You can see that there is a “signal loss” (which is in fact both signal loss and mode-mixing).

Following the derivation in Chen 2025, meer21cm provides a functionality to calculate the window function and convolve it to the model:

[79]:

R_pca = np.eye(A_mat.shape[0]) - A_mat @ A_mat.T
tf, wab = analytic_transfer_function(R_pca, R_pca)
hab = np.diag(1/tf) @ wab
pmodel_pca_corrected, keff, _ = mock.get_1d_power(
    np.einsum('ij, abj->abi',hab, mock.auto_power_tracer_1_model)
)

[83]:

plt.plot(keff,pmock_pca,label='pca mock',ls='-',lw=2)
plt.plot(keff,pmodel_1d,label='uncorrected model',ls='--',lw=2)
plt.plot(keff,pmodel_pca_corrected,label='pca corrected model',ls=':',lw=2)

plt.legend()
plt.xscale('log')
plt.yscale('log')
plt.xlabel('k [Mpc-1]')
plt.ylabel('P(k) [K^2 Mpc^3]')

[83]:

Text(0, 0.5, 'P(k) [K^2 Mpc^3]')

../_images/cookbook_mode_mixing_21_1.png

Note again, that there is not just a signal loss but also a mode-mixing.

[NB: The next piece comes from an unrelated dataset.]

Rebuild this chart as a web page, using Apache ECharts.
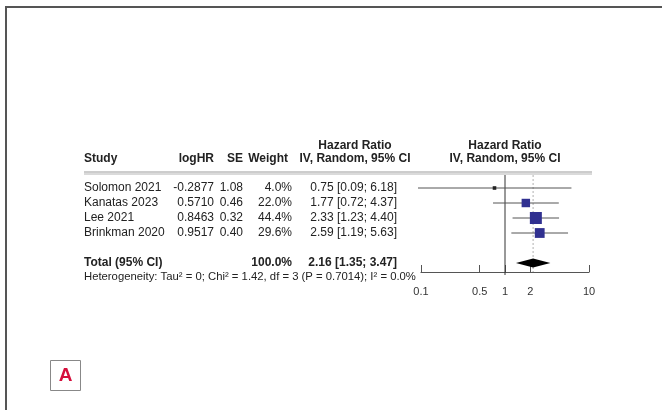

Let us rerun the covariance calculation:

[81]:

pmock_pca_arr = []
for seed in range(100):
    mock.seed = seed
    # trigger a reset of cache to rerun mock
    mock.tracer_bias_1 = 1.5
    res_map = pca_clean(mock.mock_tracer_field_1 + fg, N_fg)
    mock.field_1 = res_map
    pmock_1d, _, _ = mock.get_1d_power(mock.auto_power_3d_1)
    pmock_pca_arr.append(pmock_1d)

pmock_pca_arr = np.array(pmock_pca_arr)

[84]:

plt.errorbar(keff,pmock_pca_arr.mean(axis=0),yerr=pmock_pca_arr.std(axis=0),label='pca mock',ls='-',lw=2)
plt.plot(keff,pmodel_pca_corrected,label='pca corrected model',ls='--',lw=4)

plt.legend()
plt.xscale('log')
plt.yscale('log')
plt.xlabel('k [Mpc-1]')
plt.ylabel('P(k) [K^2 Mpc^3]')

[84]:

Text(0, 0.5, 'P(k) [K^2 Mpc^3]')

../_images/cookbook_mode_mixing_24_1.png

[85]:

corr_pca_mock = np.corrcoef(pmock_pca_arr.T)

[90]:

fig,axes = plt.subplots(1,2,figsize=(10,5))
axes[0].pcolormesh(mock.k1dbins, mock.k1dbins, corr_mock,vmin=-1,vmax=1,cmap='RdBu_r')
axes[0].set_xscale('log')
axes[0].set_yscale('log')
axes[0].set_title('mock')
axes[1].pcolormesh(mock.k1dbins, mock.k1dbins, corr_pca_mock,vmin=-1,vmax=1,cmap='RdBu_r')
axes[1].set_xscale('log')
axes[1].set_yscale('log')
axes[1].set_title('pca mock')

[90]:

Text(0.5, 1.0, 'pca mock')

../_images/cookbook_mode_mixing_26_1.png

You can see that there is visible correlation at relatively large scales, induced by PCA.